Do you have a piece of art in your life that has stayed with you, inhabited you, maybe even guided you towards your destiny? So when you see it, or even a variation of it, you get a sense of coming home? It turns out that I do, although I can’t say that I truly knew it until I read a few pages towards the end of Donna Tartt’s novel, The Goldfinch. In these pages, she has the character of Hobie discussing art as a beacon for our destiny. “And the painting, above his head, was still the point where it all hinged: dreams and signs, past and future, luck and fate.” I ate those pages up, feasting on their foresight, because the truth of what was being said was so intrinsic to me. It was as if the author were writing my story.
To backtrack a little I grew up in England and, as a young woman, three things were true about me; I wanted to be an actress, I wanted no part of marriage and I knew nothing about pottery. In fact, at that time, I found myself drawn to fine china when I went to the fancy department stores in London and even though fine china falls under the same ceramic’s umbrella as pottery, it’s about as far removed from it as an RV is from a tent. So then how did I end up married to a wood-firing potter, 100 miles from the closest, professional theatrical hub and 6,000 miles from where I grew up?
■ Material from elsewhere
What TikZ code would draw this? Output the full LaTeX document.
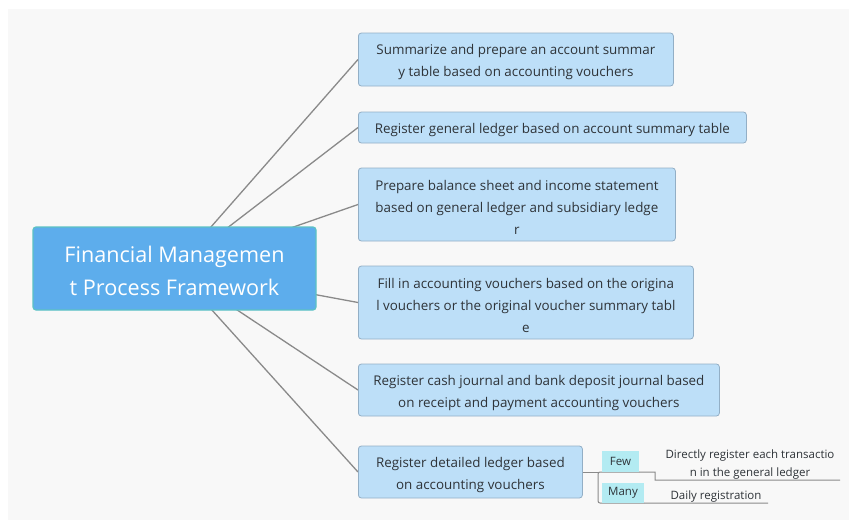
\documentclass[tikz,border=0pt]{standalone}
\usepackage{fontspec}
\setmainfont{Open Sans}
\usetikzlibrary{backgrounds}
\definecolor{canvas}{HTML}{F8F8F8}
\definecolor{rootfill}{HTML}{5DADEC}
\definecolor{rootedge}{HTML}{5CC2C4}
\definecolor{topicfill}{HTML}{BDDFF8}
\definecolor{topicedge}{HTML}{93AFC6}
\definecolor{tagfill}{HTML}{B3EBF2}
\definecolor{ink}{HTML}{2E3338}
\definecolor{linkgrey}{HTML}{8A8A8A}
\begin{document}
\begin{tikzpicture}[x=1pt,y=-1pt,
  rootbox/.style={rectangle, rounded corners=3pt, fill=rootfill, draw=rootedge,
    line width=1.2pt, inner sep=0pt, minimum width=283pt, minimum height=83pt},
  roottext/.style={text=white, align=center, inner sep=0pt, yshift=-2pt,
    font=\fontsize{21.6}{33}\selectfont},
  topic/.style={rectangle, rounded corners=3pt, fill=topicfill, draw=topicedge,
    line width=0.8pt, inner sep=0pt, anchor=west},
  topictext/.style={text=ink, align=center, inner sep=0pt, yshift=-3pt,
    font=\fontsize{13.4}{22}\selectfont},
  tag/.style={rectangle, fill=tagfill, text=ink, inner sep=0pt,
    font=\fontsize{11.5}{14}\selectfont},
  leaf/.style={text=ink, align=center, inner sep=0pt,
    font=\fontsize{11.5}{18}\selectfont},
  link/.style={draw=linkgrey, line width=1.3pt},
  branch/.style={draw=linkgrey, line width=1pt}
]
\useasboundingbox (0,0) rectangle (849,520);

% root topic
\node[rootbox, label={[roottext, name=rootlabel]center:{Financial Managemen\\t Process Framework}}]
  (root) at (174.5,268.5) {};

% main branches: box plus centred caption
\node[topic, minimum width=315pt, minimum height=53pt,
  label={[topictext, name=t1]center:{Summarize and prepare an account summar\\y table based on accounting vouchers}}]
  (b1) at (358,59.5) {};
\node[topic, minimum width=388pt, minimum height=31pt,
  label={[topictext, name=t2]center:{Register general ledger based on account summary table}}]
  (b2) at (358,127.5) {};
\node[topic, minimum width=317pt, minimum height=73pt,
  label={[topictext, name=t3]center:{Prepare balance sheet and income statement\\based on general ledger and subsidiary ledge\\r}}]
  (b3) at (358,204.5) {};
\node[topic, minimum width=335pt, minimum height=73pt,
  label={[topictext, name=t4]center:{Fill in accounting vouchers based on the origina\\l vouchers or the original voucher summary tabl\\e}}]
  (b4) at (358,302.5) {};
\node[topic, minimum width=361pt, minimum height=52pt,
  label={[topictext, name=t5]center:{Register cash journal and bank deposit journal based\\on receipt and payment accounting vouchers}}]
  (b5) at (358,390) {};
\node[topic, minimum width=224pt, minimum height=52pt,
  label={[topictext, name=t6]center:{Register detailed ledger based\\on accounting vouchers}}]
  (b6) at (358,472) {};

% sub-branches of the detailed ledger
\node[tag, minimum width=37pt, minimum height=21pt] (few) at (620.5,461.5) {Few};
\node[tag, minimum width=42pt, minimum height=20pt] (many) at (623,493) {Many};
\node[leaf] (direct) at (750,464.5) {Directly register each transactio\\n in the general ledger};
\node[leaf] (daily) at (716,496.5) {Daily registration};

\coordinate (fork) at (598,472);
\coordinate (forkend) at (598,503);
\coordinate (step) at (655,472);
\coordinate (directend) at (840,480);
\coordinate (dailyend) at (768,503);

\begin{pgfonlayer}{background}
  \fill[white] (0,0) rectangle (849,520);
  \fill[canvas] (8,9) rectangle (849,520);
  \foreach \b in {b1,b2,b3,b4,b5,b6}
    \draw[link] (root.center) -- (\b.west);
  \draw[branch] (b6.east) -- (fork);
  \draw[branch, rounded corners=2pt] (few.south east) -- (fork) -- (forkend) -- (many.south east);
  \draw[branch] (few.south east) -- (step) |- (directend);
  \draw[branch] (many.south east) -- (dailyend);
\end{pgfonlayer}
\end{tikzpicture}
\end{document}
And more importantly, how did this life, which appeared nowhere in my young adult daydreams, end up being my bliss? So much so that I even made it the basis for my novel.
Well apparently it was there all along, as Hobie suggests, secreted in art that captivated my interest. Even though I didn’t know pottery when I met my husband I do remember going to David Greig’s Grocery Shop as a little girl with my mother, and while she was looking at the cuts of meat at the butcher’s counter I was staring at the tiles on the wall. There was something eminently fascinating to me about art in this earthy format. I was drawn to the symmetry of the lines, the lines within the lines, the fact that the colored squares could make a pattern within the white background that would form a word. Words.
So when my husband and I made a tile sign to hang outside our pottery shop something stirred deep inside me but I don’t think I made the connection back to David Greig’s at that time.
And then there were the decorative pieces at the grocer’s shop. A sheep, a bull and David Greig’s signature piece – the thistle – which would have me standing, staring, completely lost in the image until I felt my mother tugging at the shoulder of my coat, telling me it was time to leave.
When I installed my husband’s own decorative tile pieces in our home and shop, the fish he loves to draw, the wildflowers indicative of the area in which we live, I did become that little girl again, staring in fascination at the art that could be created out of tiles.
And when we decided to use glaze test tiles on the floor, interspersed with production tiles, I could see the patterning again on the walls and counters of David Greig’s (which you may not be able to see clearly in this black and white photograph but if you look at the front of the display case it’s covered in white tiles with a repetitive, blue, thistle pattern in them).
But it wasn’t until we made the sign for our business that stands out by the highway that it all fell into place. As soon as my husband laid the finished tiles out on the floor of his studio I was captivated. The dark blue of the letters, the lines of the tiles dissecting but not distracting, the webbing of the glaze on the surface of some of the tiles, and the delectable spread of color. I didn’t even care that a migration of red (from atmospheric conditions inside the kiln) had splashed across the top of the sign, making it a little hard to read. It was art. My kind of art
Of course it never occurred to me that these tiles were an indicator of my destiny. Not until I read the words that made the different parts of my life slot perfectly into place, like a dovetail joint in carpentry. “And isn’t that the whole point of things – beautiful things – that they connect you to some larger beauty? Those first images that crack your heart wide open and you spend the rest of your life chasing, or trying to recapture, in one way or another?” (from The Goldfinch, by Donna Tartt, p.757)
Maybe your destiny lies in a piece of music, a plot of land, a photograph – maybe even in something you created. A friend of mine told me she was asked to draw her ideal place to live in an art class once and, years later, she found her drawing, looked out the window and realized she was living in the place she had drawn. But that’s the monumental magic trick of destiny; it’s happening while you don’t know it. Unless you have a fondness for art.